Opinion Editorial on behalf of State Senator Crystal Brantley (R- Elephant Butte).
Not long ago, this community stood together in grief after three teenagers were shot and killed by other teenagers at Young Park. A neighborhood park, on a Friday night. We said then that we could not let it happen again.
This month, we buried Chris Carnero.
I stood with his family and looked out at a community that is tired. Tired of grieving. Tired of marching. Tired of showing up to press conferences and vigils that should never have to happen.
I am tired too. As a mother, I am heartbroken. As your state senator, I am telling you plainly: the “system” will not fix this for us. We have to demand it. And we have to be honest about what fixing it actually looks like.
Here is what the current system does. A young person begins making dangerous choices. Maybe it starts with theft, a fight, a weapons charge. Law enforcement responds. The case moves through the juvenile system. And in most instances, nothing of consequence happens. No meaningful intervention. No real accountability. No course correction. The message sent, whether we intend it or not, is that there are no real consequences for escalating behavior.
So the behavior escalates.
The system stays quiet until that child commits a crime serious enough to trigger Serious Youth Offender prosecution. And by then, it is almost always too late — for the victim, for the community, and for the young person themselves.
That is not a justice system. That is a conveyor belt.
I have introduced legislation to change this. My bill with Senator Linda Trujillo would expand the definition of “serious youthful offender” to include second-degree murder and drive-by shootings that cause serious bodily harm — offenses that under current law carry no such designation. Right now, that label applies to exactly one crime: first-degree murder. A teenager can commit violent offense after violent offense, short of premeditated murder, and never trigger meaningful accountability.
My legislation closes that gap for offenders 15 and older. It says: we are not going to wait until you kill someone to intervene. We are going to step in while there is still time to change the trajectory. That intervention comes with real accountability — but also with education, rehabilitation, and a structured path forward. There must be serious consequences for serious offenses and a meaningful way for our law to deter escalating violence.

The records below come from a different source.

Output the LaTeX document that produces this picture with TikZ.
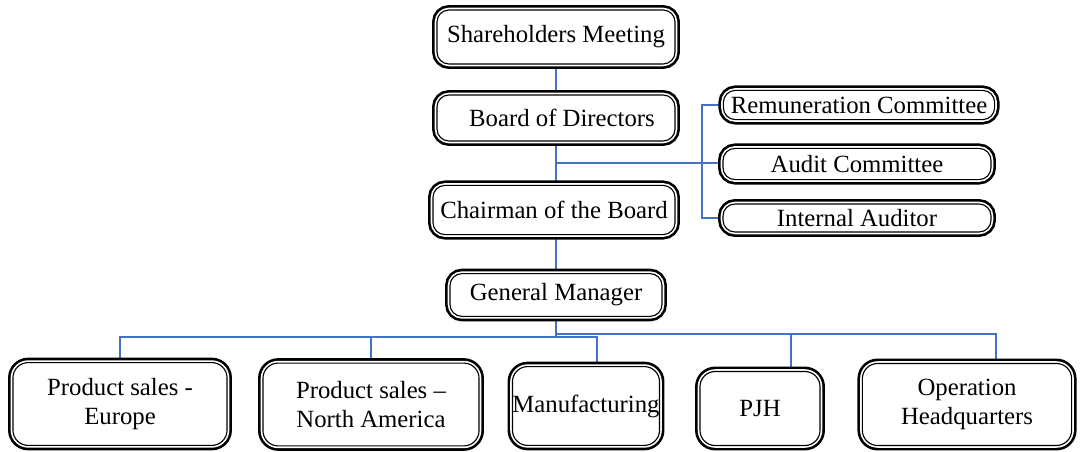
\documentclass[tikz,border=0pt]{standalone}
\usepackage{fontspec}
\setmainfont{Liberation Serif}
\usetikzlibrary{calc,backgrounds}

\begin{document}
\begin{tikzpicture}[x=0.025cm,y=-0.025cm,
	orgbox/.style={rounded corners=0.3cm, fill=white, draw=black, line width=0.8pt,
		preaction={draw=black, line width=7pt},
		preaction={draw=white, line width=3.2pt},
		align=center, inner sep=0pt, font=\rmfamily\fontsize{17.6}{21}\selectfont},
	link/.style={draw={rgb,255:red,68;green,114;blue,196}, line width=1.4pt}]
		\useasboundingbox (0,0) rectangle (1084,452);
		
		%main line
		\node[orgbox, minimum width=5.95cm, minimum height=1.35cm] (share) at (556,37) {Shareholders Meeting};
		\node[orgbox, minimum width=5.95cm, minimum height=1.15cm] (board) at (556,118) {\hspace{0.3cm}Board of Directors};
		\node[orgbox, minimum width=6.05cm, minimum height=1.23cm] (chair) at (554,210) {Chairman of the Board};
		\node[orgbox, minimum width=5.3cm, minimum height=1.07cm] (gm) at (556,295) {General Manager};
		
		%committees
		\node[orgbox, minimum width=6.78cm, minimum height=0.73cm] (remun) at (859,105) {Remuneration Committee};
		\node[orgbox, minimum width=6.7cm, minimum height=0.78cm] (audit) at (857,164) {Audit Committee};
		\node[orgbox, minimum width=6.7cm, minimum height=0.7cm] (intaud) at (857,218) {Internal Auditor};
		
		%departments
		\node[orgbox, rounded corners=0.38cm, minimum width=5.35cm, minimum height=2.07cm] (europe) at (120,404) {Product sales -\\Europe};
		\node[orgbox, rounded corners=0.38cm, minimum width=5.4cm, minimum height=2.07cm] (namerica) at (371,404.5) {Product sales –\\North America};
		\node[orgbox, rounded corners=0.38cm, minimum width=3.45cm, minimum height=1.97cm] (manuf) at (586,406) {Manufacturing};
		\node[orgbox, rounded corners=0.38cm, minimum width=3cm, minimum height=1.85cm] (pjh) at (760,408.5) {PJH};
		\node[orgbox, rounded corners=0.38cm, minimum width=5.23cm, minimum height=2.05cm] (ophq) at (967,404.5) {Operation\\Headquarters};
		
		%connectors
		\coordinate (bhub) at (556,163);
		\coordinate (cbus) at (702,163);
		\coordinate (lhub) at (556,337);
		\coordinate (rhub) at (556,334);
		\begin{scope}[on background layer]
			\draw[link] (share) -- (board);
			\draw[link] (board.south) -- (bhub) -- (bhub |- chair.north);
			\draw[link] (bhub) -- (bhub -| audit.west);
			\draw[link] (remun.west) -| (cbus) |- (intaud.west);
			\draw[link] (chair.south -| gm.north) -- (gm.north);
			\draw[link] (gm.south) -- (lhub);
			\draw[link] (lhub) -| (europe.north);
			\draw[link] (lhub -| namerica.north) -- (namerica.north);
			\draw[link] (lhub) -| ($(manuf.north)+(11,0)$);
			\draw[link] (rhub) -| ($(pjh.north)+(31,0)$);
			\draw[link] (rhub) -| ($(ophq.north)+(29,0)$);
		\end{scope}
\end{tikzpicture}
\end{document}
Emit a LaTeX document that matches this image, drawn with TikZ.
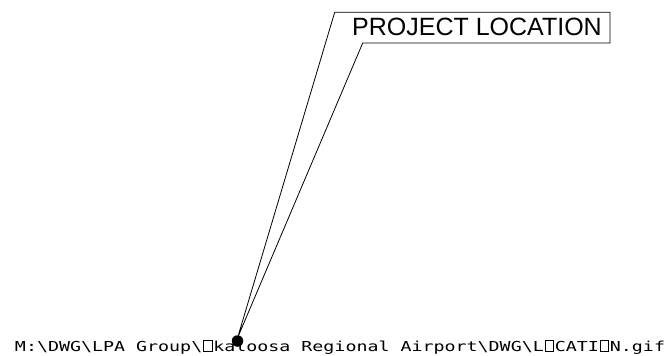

I want to be clear: programs like YDI, Big Brothers Big Sisters, and the Boys and Girls Club do important work. Mentorship, after-school programming, and community support are part of any real solution, and Las Cruces is fortunate to have organizations committed to young people. We should support them. But those programs reach kids who are still connected. They do not stop a teenager already deep into a cycle of violence from taking a life — or losing their own. We need both.
I am asking every elected official in this community — state legislators, city councilors, county commissioners, school board members — to get off the sidelines. Not with a resolution. Not with a social media post. With public, sustained support for a multifaceted approach: early intervention programs, accountability measures that actually bite, and a criminal code that does not wait for a body count to take young offenders seriously.
New Mexico has spent years at the bottom of every list that matters for children. Las Cruces does not have to accept that. This community has shown it can grieve and still organize, mourn and still demand, lose and still fight.
Chris Carnero’s name should mean something beyond this moment. Young Park should not just be an annual vigil. Let this be the moment Las Cruces decided to turn our grief into change.